── Supplied data

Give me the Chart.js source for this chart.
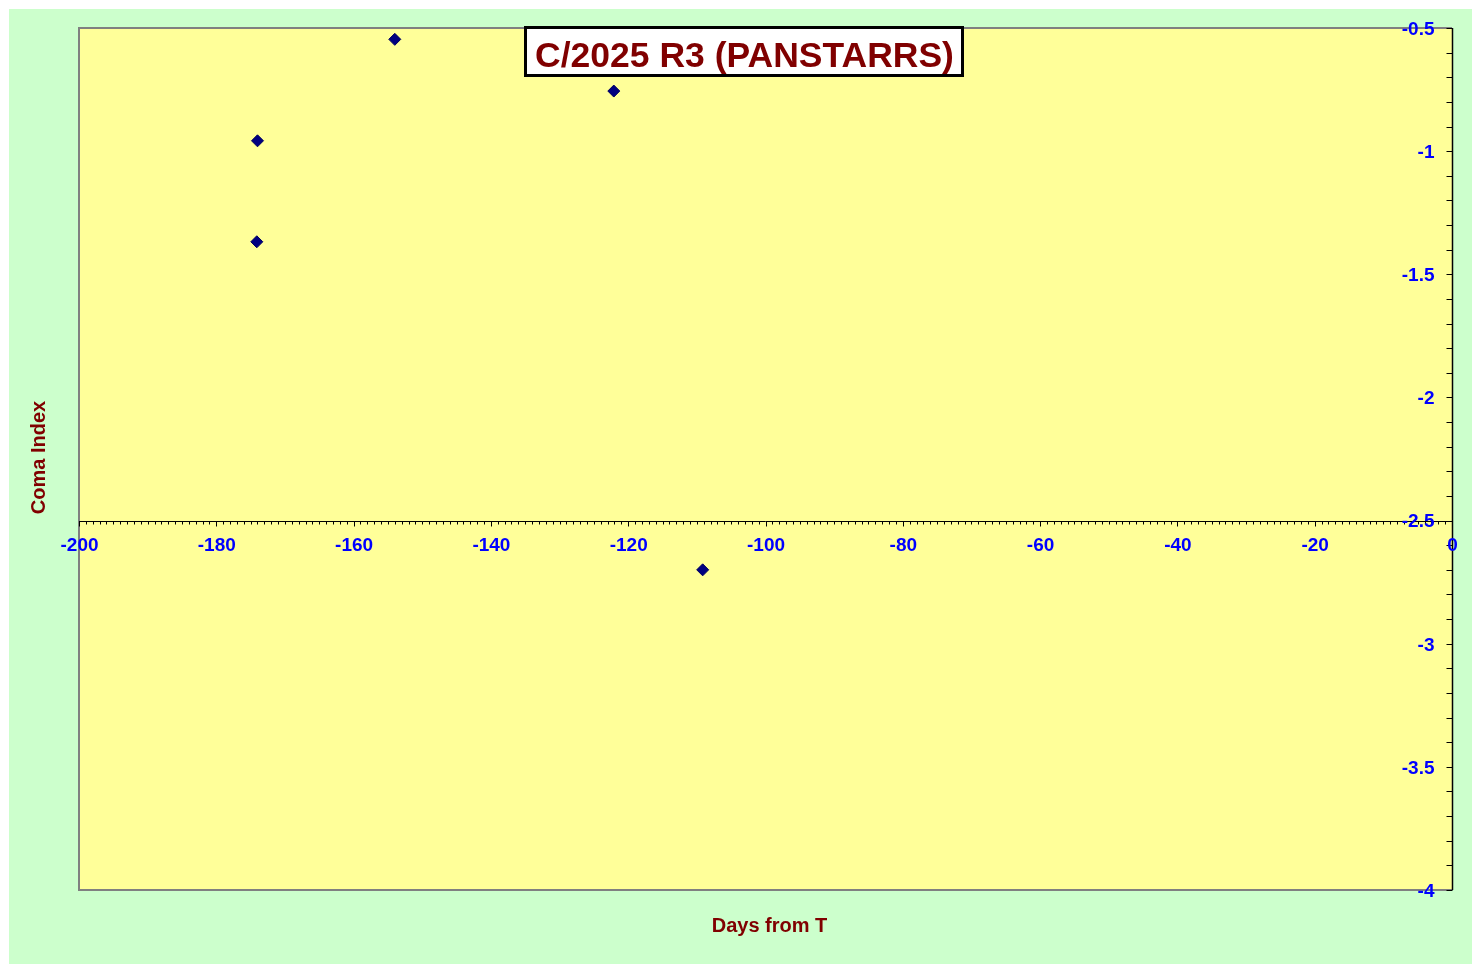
<!DOCTYPE html>
<html>
<head>
<meta charset="utf-8">
<script src="https://cdn.jsdelivr.net/npm/chart.js@4/dist/chart.umd.min.js"></script>
<style>
html,body{margin:0;padding:0;background:#ffffff;}
#wrap{width:1480px;height:973px;position:relative;}
</style>
</head>
<body>
<div id="wrap"><canvas id="c" width="1480" height="973"></canvas></div>
<script>
// ---- data ----
const daysFromT = [-174.0, -174.1, -154.0, -122.1, -109.15];
const comaIndex = [-0.958, -1.368, -0.546, -0.756, -2.70];
const xTickValues = [-200, -180, -160, -140, -120, -100, -80, -60, -40, -20, 0];
const yTickValues = [-0.5, -1, -1.5, -2, -2.5, -3, -3.5, -4];
const chartTitle = 'C/2025 R3 (PANSTARRS)';
const xTitle = 'Days from T';
const yTitle = 'Coma Index';

const points = daysFromT.map((x, i) => ({x: x, y: comaIndex[i]}));
const FONT = '"Liberation Sans", Arial, sans-serif';

const decor = {
  id: 'decor',
  beforeDraw(chart) {
    const ctx = chart.ctx;
    ctx.save();
    ctx.fillStyle = '#ffffff';
    ctx.fillRect(0, 0, chart.width, chart.height);
    ctx.fillStyle = '#CCFFCC';
    ctx.fillRect(9, 9, 1463, 955);
    const a = chart.chartArea;
    ctx.fillStyle = '#FFFF99';
    ctx.fillRect(a.left, a.top, a.right - a.left, a.bottom - a.top);
    ctx.restore();
  },
  beforeDatasetsDraw(chart) {
    const ctx = chart.ctx;
    const a = chart.chartArea;
    const xs = chart.scales.x, ys = chart.scales.y;
    ctx.save();
    // plot border
    ctx.strokeStyle = '#808080';
    ctx.lineWidth = 2;
    ctx.beginPath();
    ctx.moveTo(a.right, a.top); ctx.lineTo(a.left, a.top);
    ctx.lineTo(a.left, a.bottom); ctx.lineTo(a.right, a.bottom);
    ctx.stroke();

    // y axis at x = 0
    const yAxisX = Math.round(xs.getPixelForValue(0)) + 0.5;
    ctx.strokeStyle = '#000000';
    ctx.lineWidth = 1.5;
    ctx.beginPath();
    ctx.moveTo(yAxisX, ys.getPixelForValue(-0.5));
    ctx.lineTo(yAxisX, ys.getPixelForValue(-4));
    ctx.stroke();
    ctx.lineWidth = 1;
    ctx.beginPath();
    for (let k = 5; k <= 40; k++) {
      const py = Math.round(ys.getPixelForValue(-k / 10)) + 0.5;
      ctx.moveTo(yAxisX - 6, py); ctx.lineTo(yAxisX, py);
    }
    ctx.stroke();

    // x axis at y = -2.5
    const xAxisY = Math.round(ys.getPixelForValue(-2.5)) + 0.5;
    ctx.beginPath();
    ctx.moveTo(xs.getPixelForValue(-200), xAxisY);
    ctx.lineTo(xs.getPixelForValue(0), xAxisY);
    for (let v = -200; v <= 0; v++) {
      const px = Math.round(xs.getPixelForValue(v)) + 0.5;
      const len = (v % 20 === 0) ? 5 : 3;
      ctx.moveTo(px, xAxisY); ctx.lineTo(px, xAxisY + len);
    }
    ctx.stroke();
    ctx.restore();
  },
  afterDraw(chart) {
    const ctx = chart.ctx;
    const xs = chart.scales.x, ys = chart.scales.y;
    ctx.save();
    // tick labels
    ctx.fillStyle = '#0000FF';
    ctx.font = 'bold 19px ' + FONT;
    ctx.textBaseline = 'alphabetic';
    ctx.textAlign = 'center';
    const xLabY = ys.getPixelForValue(-2.5) + 30.5;
    xTickValues.forEach(v => {
      ctx.fillText(String(v), xs.getPixelForValue(v) + 0.5, xLabY);
    });
    ctx.textAlign = 'right';
    const yLabX = xs.getPixelForValue(0) - 17.5;
    yTickValues.forEach(v => {
      ctx.fillText(String(v), yLabX, ys.getPixelForValue(v) + 6.8);
    });

    // axis titles
    ctx.fillStyle = '#800000';
    ctx.font = 'bold 20px ' + FONT;
    ctx.textAlign = 'center';
    ctx.fillText(xTitle, 769.5, 932);
    ctx.save();
    ctx.translate(45, 457.5);
    ctx.rotate(-Math.PI / 2);
    ctx.fillText(yTitle, 0, 0);
    ctx.restore();

    // title box
    ctx.fillStyle = '#ffffff';
    ctx.fillRect(525, 27, 438, 49);
    ctx.strokeStyle = '#000000';
    ctx.lineWidth = 3;
    ctx.strokeRect(525.5, 27.5, 437, 48);
    ctx.fillStyle = '#800000';
    ctx.font = 'bold 35.5px ' + FONT;
    ctx.textAlign = 'center';
    ctx.fillText(chartTitle, 744.5, 66.5);
    ctx.restore();
  }
};

new Chart(document.getElementById('c'), {
  type: 'scatter',
  data: {
    datasets: [{
      label: 'Coma Index',
      data: points,
      pointStyle: 'rectRot',
      pointRadius: 6,
      pointHoverRadius: 6,
      backgroundColor: '#000080',
      borderColor: '#000060',
      borderWidth: 1,
      showLine: false
    }]
  },
  options: {
    responsive: false,
    animation: false,
    devicePixelRatio: 1,
    events: [],
    layout: { padding: { left: 79, top: 28, right: 28, bottom: 83 } },
    plugins: { legend: { display: false }, title: { display: false }, tooltip: { enabled: false } },
    scales: {
      x: { type: 'linear', min: -200, max: 0, display: false },
      y: { type: 'linear', min: -4, max: -0.5, display: false }
    }
  },
  plugins: [decor]
});
</script>
</body>
</html>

────

◆ What the exercise asks: Omit every picture, then repeat the remaining data exactly as it appears above.

◆ Reply to the exercise:
Give me the Chart.js source for this chart.
<!DOCTYPE html>
<html>
<head>
<meta charset="utf-8">
<script src="https://cdn.jsdelivr.net/npm/chart.js@4/dist/chart.umd.min.js"></script>
<style>
html,body{margin:0;padding:0;background:#ffffff;}
#wrap{width:1480px;height:973px;position:relative;}
</style>
</head>
<body>
<div id="wrap"><canvas id="c" width="1480" height="973"></canvas></div>
<script>
// ---- data ----
const daysFromT = [-174.0, -174.1, -154.0, -122.1, -109.15];
const comaIndex = [-0.958, -1.368, -0.546, -0.756, -2.70];
const xTickValues = [-200, -180, -160, -140, -120, -100, -80, -60, -40, -20, 0];
const yTickValues = [-0.5, -1, -1.5, -2, -2.5, -3, -3.5, -4];
const chartTitle = 'C/2025 R3 (PANSTARRS)';
const xTitle = 'Days from T';
const yTitle = 'Coma Index';

const points = daysFromT.map((x, i) => ({x: x, y: comaIndex[i]}));
const FONT = '"Liberation Sans", Arial, sans-serif';

const decor = {
  id: 'decor',
  beforeDraw(chart) {
    const ctx = chart.ctx;
    ctx.save();
    ctx.fillStyle = '#ffffff';
    ctx.fillRect(0, 0, chart.width, chart.height);
    ctx.fillStyle = '#CCFFCC';
    ctx.fillRect(9, 9, 1463, 955);
    const a = chart.chartArea;
    ctx.fillStyle = '#FFFF99';
    ctx.fillRect(a.left, a.top, a.right - a.left, a.bottom - a.top);
    ctx.restore();
  },
  beforeDatasetsDraw(chart) {
    const ctx = chart.ctx;
    const a = chart.chartArea;
    const xs = chart.scales.x, ys = chart.scales.y;
    ctx.save();
    // plot border
    ctx.strokeStyle = '#808080';
    ctx.lineWidth = 2;
    ctx.beginPath();
    ctx.moveTo(a.right, a.top); ctx.lineTo(a.left, a.top);
    ctx.lineTo(a.left, a.bottom); ctx.lineTo(a.right, a.bottom);
    ctx.stroke();

    // y axis at x = 0
    const yAxisX = Math.round(xs.getPixelForValue(0)) + 0.5;
    ctx.strokeStyle = '#000000';
    ctx.lineWidth = 1.5;
    ctx.beginPath();
    ctx.moveTo(yAxisX, ys.getPixelForValue(-0.5));
    ctx.lineTo(yAxisX, ys.getPixelForValue(-4));
    ctx.stroke();
    ctx.lineWidth = 1;
    ctx.beginPath();
    for (let k = 5; k <= 40; k++) {
      const py = Math.round(ys.getPixelForValue(-k / 10)) + 0.5;
      ctx.moveTo(yAxisX - 6, py); ctx.lineTo(yAxisX, py);
    }
    ctx.stroke();

    // x axis at y = -2.5
    const xAxisY = Math.round(ys.getPixelForValue(-2.5)) + 0.5;
    ctx.beginPath();
    ctx.moveTo(xs.getPixelForValue(-200), xAxisY);
    ctx.lineTo(xs.getPixelForValue(0), xAxisY);
    for (let v = -200; v <= 0; v++) {
      const px = Math.round(xs.getPixelForValue(v)) + 0.5;
      const len = (v % 20 === 0) ? 5 : 3;
      ctx.moveTo(px, xAxisY); ctx.lineTo(px, xAxisY + len);
    }
    ctx.stroke();
    ctx.restore();
  },
  afterDraw(chart) {
    const ctx = chart.ctx;
    const xs = chart.scales.x, ys = chart.scales.y;
    ctx.save();
    // tick labels
    ctx.fillStyle = '#0000FF';
    ctx.font = 'bold 19px ' + FONT;
    ctx.textBaseline = 'alphabetic';
    ctx.textAlign = 'center';
    const xLabY = ys.getPixelForValue(-2.5) + 30.5;
    xTickValues.forEach(v => {
      ctx.fillText(String(v), xs.getPixelForValue(v) + 0.5, xLabY);
    });
    ctx.textAlign = 'right';
    const yLabX = xs.getPixelForValue(0) - 17.5;
    yTickValues.forEach(v => {
      ctx.fillText(String(v), yLabX, ys.getPixelForValue(v) + 6.8);
    });

    // axis titles
    ctx.fillStyle = '#800000';
    ctx.font = 'bold 20px ' + FONT;
    ctx.textAlign = 'center';
    ctx.fillText(xTitle, 769.5, 932);
    ctx.save();
    ctx.translate(45, 457.5);
    ctx.rotate(-Math.PI / 2);
    ctx.fillText(yTitle, 0, 0);
    ctx.restore();

    // title box
    ctx.fillStyle = '#ffffff';
    ctx.fillRect(525, 27, 438, 49);
    ctx.strokeStyle = '#000000';
    ctx.lineWidth = 3;
    ctx.strokeRect(525.5, 27.5, 437, 48);
    ctx.fillStyle = '#800000';
    ctx.font = 'bold 35.5px ' + FONT;
    ctx.textAlign = 'center';
    ctx.fillText(chartTitle, 744.5, 66.5);
    ctx.restore();
  }
};

new Chart(document.getElementById('c'), {
  type: 'scatter',
  data: {
    datasets: [{
      label: 'Coma Index',
      data: points,
      pointStyle: 'rectRot',
      pointRadius: 6,
      pointHoverRadius: 6,
      backgroundColor: '#000080',
      borderColor: '#000060',
      borderWidth: 1,
      showLine: false
    }]
  },
  options: {
    responsive: false,
    animation: false,
    devicePixelRatio: 1,
    events: [],
    layout: { padding: { left: 79, top: 28, right: 28, bottom: 83 } },
    plugins: { legend: { display: false }, title: { display: false }, tooltip: { enabled: false } },
    scales: {
      x: { type: 'linear', min: -200, max: 0, display: false },
      y: { type: 'linear', min: -4, max: -0.5, display: false }
    }
  },
  plugins: [decor]
});
</script>
</body>
</html>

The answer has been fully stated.